--- BEGIN ---

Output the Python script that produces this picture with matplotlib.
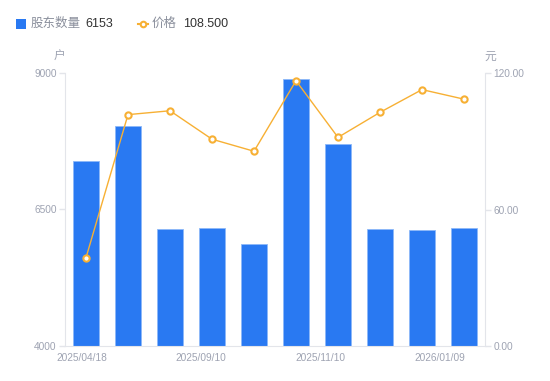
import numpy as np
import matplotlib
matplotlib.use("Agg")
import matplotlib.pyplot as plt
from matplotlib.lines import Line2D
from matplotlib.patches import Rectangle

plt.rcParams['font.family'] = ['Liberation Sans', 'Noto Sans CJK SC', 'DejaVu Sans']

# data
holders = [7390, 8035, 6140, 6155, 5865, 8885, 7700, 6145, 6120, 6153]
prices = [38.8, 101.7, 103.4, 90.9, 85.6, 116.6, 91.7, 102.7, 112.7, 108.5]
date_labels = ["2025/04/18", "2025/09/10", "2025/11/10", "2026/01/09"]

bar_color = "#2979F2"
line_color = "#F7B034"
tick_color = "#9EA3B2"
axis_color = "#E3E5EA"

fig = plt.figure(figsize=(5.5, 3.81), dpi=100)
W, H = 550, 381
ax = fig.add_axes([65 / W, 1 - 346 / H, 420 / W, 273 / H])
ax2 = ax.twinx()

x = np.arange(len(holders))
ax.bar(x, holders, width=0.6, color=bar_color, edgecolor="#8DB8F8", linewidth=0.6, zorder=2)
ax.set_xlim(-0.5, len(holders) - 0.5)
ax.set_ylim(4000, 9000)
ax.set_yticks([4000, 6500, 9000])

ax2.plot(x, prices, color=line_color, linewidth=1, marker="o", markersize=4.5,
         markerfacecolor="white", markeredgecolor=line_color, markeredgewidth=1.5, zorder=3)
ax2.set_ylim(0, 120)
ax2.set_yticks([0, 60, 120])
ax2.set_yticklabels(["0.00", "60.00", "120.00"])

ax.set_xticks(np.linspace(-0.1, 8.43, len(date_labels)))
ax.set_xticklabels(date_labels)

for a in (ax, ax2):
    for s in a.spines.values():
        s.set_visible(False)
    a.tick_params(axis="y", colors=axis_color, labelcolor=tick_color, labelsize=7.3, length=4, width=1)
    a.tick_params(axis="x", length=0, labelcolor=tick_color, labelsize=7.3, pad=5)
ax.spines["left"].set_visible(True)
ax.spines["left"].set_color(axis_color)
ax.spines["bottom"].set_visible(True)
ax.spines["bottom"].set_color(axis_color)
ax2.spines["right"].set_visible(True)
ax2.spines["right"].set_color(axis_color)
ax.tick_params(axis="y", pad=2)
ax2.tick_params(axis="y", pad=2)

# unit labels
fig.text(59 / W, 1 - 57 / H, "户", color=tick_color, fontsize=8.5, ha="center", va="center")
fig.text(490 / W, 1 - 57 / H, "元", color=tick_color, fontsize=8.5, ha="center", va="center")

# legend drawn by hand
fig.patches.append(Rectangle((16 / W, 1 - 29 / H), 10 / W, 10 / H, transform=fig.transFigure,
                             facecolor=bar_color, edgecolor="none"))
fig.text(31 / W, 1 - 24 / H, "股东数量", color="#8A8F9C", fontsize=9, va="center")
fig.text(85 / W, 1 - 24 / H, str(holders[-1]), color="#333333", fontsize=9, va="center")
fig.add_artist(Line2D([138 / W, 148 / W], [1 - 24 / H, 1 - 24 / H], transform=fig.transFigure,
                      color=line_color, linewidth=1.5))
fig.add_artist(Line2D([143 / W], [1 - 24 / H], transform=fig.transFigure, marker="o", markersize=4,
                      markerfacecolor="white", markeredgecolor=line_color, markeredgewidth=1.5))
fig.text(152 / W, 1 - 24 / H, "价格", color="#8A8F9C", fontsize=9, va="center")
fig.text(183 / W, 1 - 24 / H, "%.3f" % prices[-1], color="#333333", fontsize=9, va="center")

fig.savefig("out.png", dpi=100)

--- END ---

Direction: Transcribe the listing in full and omit the pictures.

Completed exercise:
Output the Python script that produces this picture with matplotlib.
import numpy as np
import matplotlib
matplotlib.use("Agg")
import matplotlib.pyplot as plt
from matplotlib.lines import Line2D
from matplotlib.patches import Rectangle

plt.rcParams['font.family'] = ['Liberation Sans', 'Noto Sans CJK SC', 'DejaVu Sans']

# data
holders = [7390, 8035, 6140, 6155, 5865, 8885, 7700, 6145, 6120, 6153]
prices = [38.8, 101.7, 103.4, 90.9, 85.6, 116.6, 91.7, 102.7, 112.7, 108.5]
date_labels = ["2025/04/18", "2025/09/10", "2025/11/10", "2026/01/09"]

bar_color = "#2979F2"
line_color = "#F7B034"
tick_color = "#9EA3B2"
axis_color = "#E3E5EA"

fig = plt.figure(figsize=(5.5, 3.81), dpi=100)
W, H = 550, 381
ax = fig.add_axes([65 / W, 1 - 346 / H, 420 / W, 273 / H])
ax2 = ax.twinx()

x = np.arange(len(holders))
ax.bar(x, holders, width=0.6, color=bar_color, edgecolor="#8DB8F8", linewidth=0.6, zorder=2)
ax.set_xlim(-0.5, len(holders) - 0.5)
ax.set_ylim(4000, 9000)
ax.set_yticks([4000, 6500, 9000])

ax2.plot(x, prices, color=line_color, linewidth=1, marker="o", markersize=4.5,
         markerfacecolor="white", markeredgecolor=line_color, markeredgewidth=1.5, zorder=3)
ax2.set_ylim(0, 120)
ax2.set_yticks([0, 60, 120])
ax2.set_yticklabels(["0.00", "60.00", "120.00"])

ax.set_xticks(np.linspace(-0.1, 8.43, len(date_labels)))
ax.set_xticklabels(date_labels)

for a in (ax, ax2):
    for s in a.spines.values():
        s.set_visible(False)
    a.tick_params(axis="y", colors=axis_color, labelcolor=tick_color, labelsize=7.3, length=4, width=1)
    a.tick_params(axis="x", length=0, labelcolor=tick_color, labelsize=7.3, pad=5)
ax.spines["left"].set_visible(True)
ax.spines["left"].set_color(axis_color)
ax.spines["bottom"].set_visible(True)
ax.spines["bottom"].set_color(axis_color)
ax2.spines["right"].set_visible(True)
ax2.spines["right"].set_color(axis_color)
ax.tick_params(axis="y", pad=2)
ax2.tick_params(axis="y", pad=2)

# unit labels
fig.text(59 / W, 1 - 57 / H, "户", color=tick_color, fontsize=8.5, ha="center", va="center")
fig.text(490 / W, 1 - 57 / H, "元", color=tick_color, fontsize=8.5, ha="center", va="center")

# legend drawn by hand
fig.patches.append(Rectangle((16 / W, 1 - 29 / H), 10 / W, 10 / H, transform=fig.transFigure,
                             facecolor=bar_color, edgecolor="none"))
fig.text(31 / W, 1 - 24 / H, "股东数量", color="#8A8F9C", fontsize=9, va="center")
fig.text(85 / W, 1 - 24 / H, str(holders[-1]), color="#333333", fontsize=9, va="center")
fig.add_artist(Line2D([138 / W, 148 / W], [1 - 24 / H, 1 - 24 / H], transform=fig.transFigure,
                      color=line_color, linewidth=1.5))
fig.add_artist(Line2D([143 / W], [1 - 24 / H], transform=fig.transFigure, marker="o", markersize=4,
                      markerfacecolor="white", markeredgecolor=line_color, markeredgewidth=1.5))
fig.text(152 / W, 1 - 24 / H, "价格", color="#8A8F9C", fontsize=9, va="center")
fig.text(183 / W, 1 - 24 / H, "%.3f" % prices[-1], color="#333333", fontsize=9, va="center")

fig.savefig("out.png", dpi=100)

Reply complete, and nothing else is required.